### Description of the task
Omit pictures and quote the listing below line by line, from its start through the line that holds "ax = fig.add_axes([101/473, 64/436, 356/473, 356/436])".

### Given material
◇ ◇ ◇ ◇ ◇
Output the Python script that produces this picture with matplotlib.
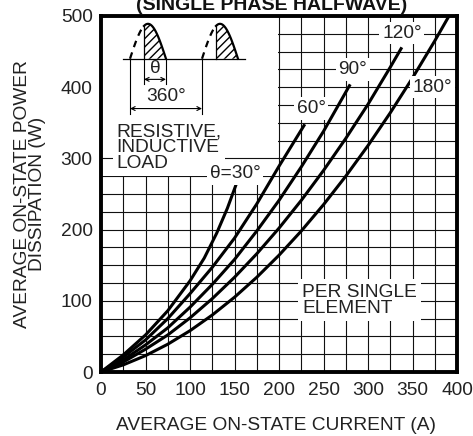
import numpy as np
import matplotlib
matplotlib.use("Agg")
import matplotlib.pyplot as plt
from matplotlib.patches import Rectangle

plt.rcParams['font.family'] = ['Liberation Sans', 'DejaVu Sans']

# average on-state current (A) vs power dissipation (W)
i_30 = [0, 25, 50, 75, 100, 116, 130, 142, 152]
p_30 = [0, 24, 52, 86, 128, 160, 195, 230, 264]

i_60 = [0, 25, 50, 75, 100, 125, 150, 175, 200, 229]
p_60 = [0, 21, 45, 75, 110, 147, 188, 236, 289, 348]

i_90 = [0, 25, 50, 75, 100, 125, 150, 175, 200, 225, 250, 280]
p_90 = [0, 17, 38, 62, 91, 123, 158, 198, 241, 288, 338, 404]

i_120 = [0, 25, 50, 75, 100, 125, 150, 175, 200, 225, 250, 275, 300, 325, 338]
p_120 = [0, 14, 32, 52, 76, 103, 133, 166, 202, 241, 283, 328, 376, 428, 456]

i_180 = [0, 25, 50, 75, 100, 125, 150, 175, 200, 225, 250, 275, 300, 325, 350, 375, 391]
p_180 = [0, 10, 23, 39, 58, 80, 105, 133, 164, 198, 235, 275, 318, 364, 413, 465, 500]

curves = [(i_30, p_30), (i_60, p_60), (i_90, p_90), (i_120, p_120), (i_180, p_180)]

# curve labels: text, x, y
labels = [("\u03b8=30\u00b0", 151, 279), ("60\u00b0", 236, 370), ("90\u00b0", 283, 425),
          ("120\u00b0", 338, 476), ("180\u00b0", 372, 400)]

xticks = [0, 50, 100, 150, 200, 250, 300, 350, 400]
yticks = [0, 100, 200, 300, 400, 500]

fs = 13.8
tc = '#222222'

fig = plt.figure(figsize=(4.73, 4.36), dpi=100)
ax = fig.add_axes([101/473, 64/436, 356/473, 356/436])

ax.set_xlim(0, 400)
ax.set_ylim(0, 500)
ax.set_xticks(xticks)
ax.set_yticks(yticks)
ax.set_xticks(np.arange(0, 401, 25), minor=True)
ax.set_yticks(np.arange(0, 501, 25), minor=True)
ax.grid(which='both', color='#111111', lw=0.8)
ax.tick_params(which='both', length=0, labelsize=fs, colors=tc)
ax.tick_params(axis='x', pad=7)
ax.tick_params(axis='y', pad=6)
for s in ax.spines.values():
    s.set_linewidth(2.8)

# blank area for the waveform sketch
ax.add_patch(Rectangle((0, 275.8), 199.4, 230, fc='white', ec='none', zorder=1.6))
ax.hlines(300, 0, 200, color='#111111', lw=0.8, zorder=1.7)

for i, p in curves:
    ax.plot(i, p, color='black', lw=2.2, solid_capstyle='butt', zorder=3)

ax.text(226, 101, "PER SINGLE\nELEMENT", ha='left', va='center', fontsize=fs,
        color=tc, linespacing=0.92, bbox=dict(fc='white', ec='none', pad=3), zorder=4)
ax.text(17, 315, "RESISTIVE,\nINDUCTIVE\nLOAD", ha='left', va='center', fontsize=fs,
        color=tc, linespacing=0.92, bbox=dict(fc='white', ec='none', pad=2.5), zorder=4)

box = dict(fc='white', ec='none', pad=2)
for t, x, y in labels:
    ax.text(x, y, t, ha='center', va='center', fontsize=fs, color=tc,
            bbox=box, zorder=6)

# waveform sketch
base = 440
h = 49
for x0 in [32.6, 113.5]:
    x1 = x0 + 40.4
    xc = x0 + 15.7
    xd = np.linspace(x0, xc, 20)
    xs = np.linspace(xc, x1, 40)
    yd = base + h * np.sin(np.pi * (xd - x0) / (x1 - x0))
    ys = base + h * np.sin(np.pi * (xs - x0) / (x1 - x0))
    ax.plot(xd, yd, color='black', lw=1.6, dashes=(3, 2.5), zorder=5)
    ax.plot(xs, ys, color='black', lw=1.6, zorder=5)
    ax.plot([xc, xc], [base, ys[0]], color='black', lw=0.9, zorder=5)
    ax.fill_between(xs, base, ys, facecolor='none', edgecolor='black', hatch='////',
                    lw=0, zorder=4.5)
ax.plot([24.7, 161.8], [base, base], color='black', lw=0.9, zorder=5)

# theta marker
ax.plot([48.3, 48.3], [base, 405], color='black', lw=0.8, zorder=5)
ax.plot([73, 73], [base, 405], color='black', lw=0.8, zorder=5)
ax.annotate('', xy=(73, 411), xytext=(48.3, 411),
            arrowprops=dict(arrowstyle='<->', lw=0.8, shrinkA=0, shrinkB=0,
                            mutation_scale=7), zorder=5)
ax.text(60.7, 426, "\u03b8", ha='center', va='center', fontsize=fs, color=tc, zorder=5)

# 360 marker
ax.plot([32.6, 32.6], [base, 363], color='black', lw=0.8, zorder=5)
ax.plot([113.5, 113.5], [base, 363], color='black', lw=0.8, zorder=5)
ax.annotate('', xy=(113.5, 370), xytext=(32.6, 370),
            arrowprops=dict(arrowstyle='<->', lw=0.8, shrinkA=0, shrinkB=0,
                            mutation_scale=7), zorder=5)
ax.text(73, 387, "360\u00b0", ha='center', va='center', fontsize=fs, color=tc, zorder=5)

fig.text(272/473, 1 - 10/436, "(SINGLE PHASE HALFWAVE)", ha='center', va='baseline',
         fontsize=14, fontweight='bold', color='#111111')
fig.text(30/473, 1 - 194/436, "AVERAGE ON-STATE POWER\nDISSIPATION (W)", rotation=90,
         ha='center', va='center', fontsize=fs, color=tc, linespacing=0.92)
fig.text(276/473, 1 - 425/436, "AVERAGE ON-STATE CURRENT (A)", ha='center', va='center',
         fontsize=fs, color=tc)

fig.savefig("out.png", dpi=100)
◇ ◇ ◇ ◇ ◇
### Exercise response
Output the Python script that produces this picture with matplotlib.
import numpy as np
import matplotlib
matplotlib.use("Agg")
import matplotlib.pyplot as plt
from matplotlib.patches import Rectangle

plt.rcParams['font.family'] = ['Liberation Sans', 'DejaVu Sans']

# average on-state current (A) vs power dissipation (W)
i_30 = [0, 25, 50, 75, 100, 116, 130, 142, 152]
p_30 = [0, 24, 52, 86, 128, 160, 195, 230, 264]

i_60 = [0, 25, 50, 75, 100, 125, 150, 175, 200, 229]
p_60 = [0, 21, 45, 75, 110, 147, 188, 236, 289, 348]

i_90 = [0, 25, 50, 75, 100, 125, 150, 175, 200, 225, 250, 280]
p_90 = [0, 17, 38, 62, 91, 123, 158, 198, 241, 288, 338, 404]

i_120 = [0, 25, 50, 75, 100, 125, 150, 175, 200, 225, 250, 275, 300, 325, 338]
p_120 = [0, 14, 32, 52, 76, 103, 133, 166, 202, 241, 283, 328, 376, 428, 456]

i_180 = [0, 25, 50, 75, 100, 125, 150, 175, 200, 225, 250, 275, 300, 325, 350, 375, 391]
p_180 = [0, 10, 23, 39, 58, 80, 105, 133, 164, 198, 235, 275, 318, 364, 413, 465, 500]

curves = [(i_30, p_30), (i_60, p_60), (i_90, p_90), (i_120, p_120), (i_180, p_180)]

# curve labels: text, x, y
labels = [("\u03b8=30\u00b0", 151, 279), ("60\u00b0", 236, 370), ("90\u00b0", 283, 425),
          ("120\u00b0", 338, 476), ("180\u00b0", 372, 400)]

xticks = [0, 50, 100, 150, 200, 250, 300, 350, 400]
yticks = [0, 100, 200, 300, 400, 500]

fs = 13.8
tc = '#222222'

fig = plt.figure(figsize=(4.73, 4.36), dpi=100)
ax = fig.add_axes([101/473, 64/436, 356/473, 356/436])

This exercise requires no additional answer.